Most of the time, they’re mild and short-lived but if your kid has tummy aches that seem severe or persist, checking in with your pediatrician is always a good idea.
An infection, food allergies or an intolerance, constipation, fatigue and even stress can cause tummy aches.
When it’s your run of the mill tummy ache however, there are some natural remedies that can help ease your kid’s discomfort.
1. Chamomile tea
My go-to remedy when my kids have tummy aches is a cup of decaffeinated chamomile tea, which is a well-known remedy for upset stomach.
Chamomile leaves are high in flavonoids, a type of plant pigment that is thought to be responsible for chamomile’s healing properties. Research suggests chamomile may reduce inflammation and help the muscles relax.
Infants and young children however, should never consume chamomile tea, because (like honey), it may be contaminated with botulism spores.
Ginger is another ancient remedy for tummy aches, nausea, and for pregnant women, morning sickness.
Studies suggest ginger’s effectiveness is due to its antioxidants, anti-inflammatory and anti-nausea properties. The oily resin from the roots of ginger contain bioactive compounds that are believed to help ease gastrointestinal (GI) distress.
If you decide to try ginger, ginger ale won’t cut it because it’s not made with real ginger root and is mostly sugar and high fructose corn syrup anyway.
Instead, try ginger tea, ginger beer (it’s non-alcoholic), or freshly grated ginger in a cup of warm water.
3. Heating pad
A heating pad (set on low) for about 20 minutes often does the trick when my kids have tummy aches.
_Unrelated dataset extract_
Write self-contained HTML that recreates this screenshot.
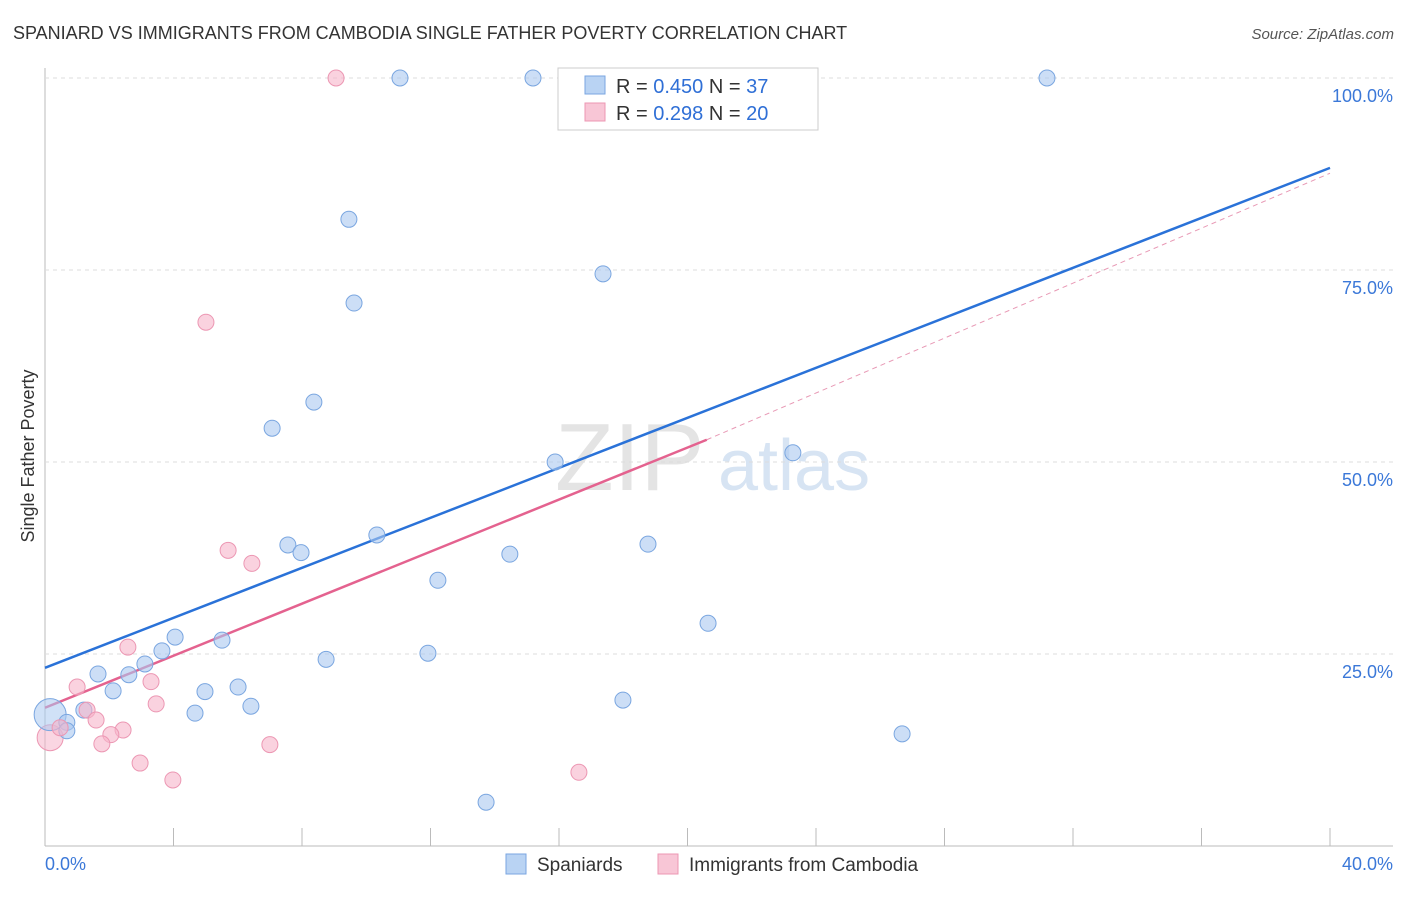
<!DOCTYPE html>
<html><head><meta charset="utf-8"><style>
body{margin:0;background:#fff;font-family:"Liberation Sans",sans-serif;}
svg text{font-family:"Liberation Sans",sans-serif;}
</style></head><body>
<svg id="chart" width="1406" height="892" viewBox="0 0 1406 892" xmlns="http://www.w3.org/2000/svg">
<text x="13" y="39" font-size="18" fill="#333">SPANIARD VS IMMIGRANTS FROM CAMBODIA SINGLE FATHER POVERTY CORRELATION CHART</text>
<text x="1394" y="39" font-size="15" fill="#555" text-anchor="end" font-style="italic">Source: ZipAtlas.com</text>
<text transform="translate(34,456) rotate(-90)" font-size="18" fill="#333" text-anchor="middle">Single Father Poverty</text>
<g>
<text x="555" y="490" font-size="96" fill="#e4e4e4" font-family="Liberation Serif,serif">ZIP</text>
<text x="718" y="490" font-size="72" fill="#d7e4f3">atlas</text>
</g>
<g id="grid"></g>
<g id="lines"></g>
<g id="points"></g>
<g>
<rect x="558" y="68" width="260" height="62" fill="#fff" stroke="#ccc"/>
<rect x="585" y="76" width="20" height="18" fill="#b9d3f3" stroke="#7aa6e0"/>
<text x="616" y="93" font-size="20" fill="#333">R = <tspan fill="#2f6fd6">0.450</tspan>   N = <tspan fill="#2f6fd6">37</tspan></text>
<rect x="585" y="103" width="20" height="18" fill="#f8c6d6" stroke="#ec97b3"/>
<text x="616" y="120" font-size="20" fill="#333">R =  <tspan fill="#2f6fd6">0.298</tspan>   N = <tspan fill="#2f6fd6">20</tspan></text>
</g>
<g>
<rect x="506" y="854" width="20" height="20" fill="#b9d3f3" stroke="#7aa6e0"/>
<text x="537" y="871" font-size="19" fill="#333">Spaniards</text>
<rect x="658" y="854" width="20" height="20" fill="#f8c6d6" stroke="#ec97b3"/>
<text x="689" y="871" font-size="19" fill="#333">Immigrants from Cambodia</text>
</g>
</svg>
<script>
const xTickLabels = ["0.0%","40.0%"];
const yTicks = [25,50,75,100];
const yTickLabels = ["25.0%","50.0%","75.0%","100.0%"];
const blueX = [11.05,15.19,16.97,31.19,9.46,17.37,9.62,8.37,7.07,15.88,23.28,10.33,7.56,7.97,14.47,18.77,12.23,20.64,4.05,5.51,3.64,3.11,8.75,11.92,1.65,2.61,2.12,6.01,4.98,6.41,4.67,17.99,1.21,0.68,0.68,26.68,13.73];
const blueY = [100,100,100,100,81.6,74.5,70.7,57.8,54.4,50.0,51.2,40.5,39.2,38.2,38.0,39.3,34.6,29.0,27.2,26.8,25.4,23.7,24.3,25.1,22.4,22.3,20.2,20.7,20.1,18.2,17.3,19.0,17.7,16.1,15.0,14.6,5.7];
const pinkX = [9.06,5.01,5.70,6.44,2.58,1.0,3.30,3.46,1.31,1.59,2.43,2.05,1.77,7.0,2.96,3.98,16.62,0.47];
const pinkY = [100,68.2,38.5,36.8,25.9,20.7,21.4,18.5,17.7,16.4,15.1,14.5,13.3,13.2,10.8,8.6,9.6,15.4];
const bigBlue = [0.16,17.1];
const bigPink = [0.16,14.1];
const blueLine = [23.2,88.3];
const pinkLine = [18.0,52.9,20.6,87.6];
const NS="http://www.w3.org/2000/svg";
function sx(v){return 45+v/40*1285;}
function sy(v){return 846-v/100*768;}
function mk(tag,attrs,parent){const e=document.createElementNS(NS,tag);for(const k in attrs)e.setAttribute(k,attrs[k]);document.getElementById(parent).appendChild(e);return e;}
let e;
e=mk('line',{x1:45,y1:68,x2:45,y2:846,stroke:'#bbb'},'grid');


e=mk('line',{x1:45,y1:846,x2:1393,y2:846,stroke:'#bbb'},'grid');


for(let i=0;i<=10;i++){e=mk('line',{x1:sx(i*4),y1:828,x2:sx(i*4),y2:846,stroke:'#bbb'},'grid');

}
yTicks.forEach((t,i)=>{
e=mk('line',{x1:45,y1:sy(t),x2:1393,y2:sy(t),stroke:'#ddd','stroke-dasharray':'4,4'},'grid');


e=mk('text',{x:1393,y:sy(t)+24,'font-size':18,fill:'#3b78d8','text-anchor':'end'},'grid');
e.textContent=yTickLabels[i];


});
e=mk('text',{x:45,y:870,'font-size':18,fill:'#3b78d8'},'grid');e.textContent=xTickLabels[0];


e=mk('text',{x:1393,y:870,'font-size':18,fill:'#3b78d8','text-anchor':'end'},'grid');e.textContent=xTickLabels[1];


e=mk('line',{x1:sx(pinkLine[2]),y1:sy(pinkLine[1]),x2:sx(40),y2:sy(pinkLine[3]),stroke:'#e899b5','stroke-dasharray':'5,4','stroke-width':1},'lines');


e=mk('line',{x1:sx(0),y1:sy(blueLine[0]),x2:sx(40),y2:sy(blueLine[1]),stroke:'#2a72d8','stroke-width':2.5},'lines');


e=mk('line',{x1:sx(0),y1:sy(pinkLine[0]),x2:sx(pinkLine[2]),y2:sy(pinkLine[1]),stroke:'#e4628f','stroke-width':2.5},'lines');


e=mk('circle',{cx:sx(bigPink[0]),cy:sy(bigPink[1]),r:13,fill:'rgba(246,180,202,0.55)',stroke:'#ec97b3'},'points');


e=mk('circle',{cx:sx(bigBlue[0]),cy:sy(bigBlue[1]),r:16,fill:'rgba(170,200,240,0.55)',stroke:'#7aa6e0'},'points');


blueX.forEach((x,i)=>{e=mk('circle',{cx:sx(x),cy:sy(blueY[i]),r:8,fill:'rgba(170,200,240,0.6)',stroke:'#7aa6e0'},'points');

});
pinkX.forEach((x,i)=>{e=mk('circle',{cx:sx(x),cy:sy(pinkY[i]),r:8,fill:'rgba(246,180,202,0.6)',stroke:'#ec97b3'},'points');

});
</script>
</body></html>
It helps relax the muscles in the abdomen and it can be soothing while your child is resting.
Peppermint, an herb which is a cross between water mint and spearmint, has been well researched and shown to be an effective remedy for people with Irritable Bowel Syndrome (IBS), according to a July 2014 study in the Journal of Clinical Gastroenterology.
Less is known about peppermint’s effectiveness for indigestion or nausea but it’s still worth a try.
Peppermint tea seems to be safe for kids, but be sure to read warning labels.
Peppermint essential oil in a diffuser may be OK, but the oils should never be applied to an infant or child’s face or chest because serious side effects can occur if they inhale it, according to the National Institutes of Health (NIH).
5. Produce and fiber-rich foods
If your child has a tummy ache because he’s constipated, a green vegetable smoothie, a few prunes or a small amount of prune juice may do the trick.
If constipation is a persistent problem, it’s important to talk to your pediatrician to rule out a medical condition.
Of course, taking a closer look at his diet is important too.
Avoid fast foods, processed foods and greasy foods and prioritize fruits and vegetables and other fiber-rich foods that can ease and prevent constipation.
6. Drink up
Sometimes drinking water is enough to get things moving and ease a tummy ache.
If you have a tough time getting your child to drink plain water, add slices of cucumber or strawberries, which will add a hint of flavor.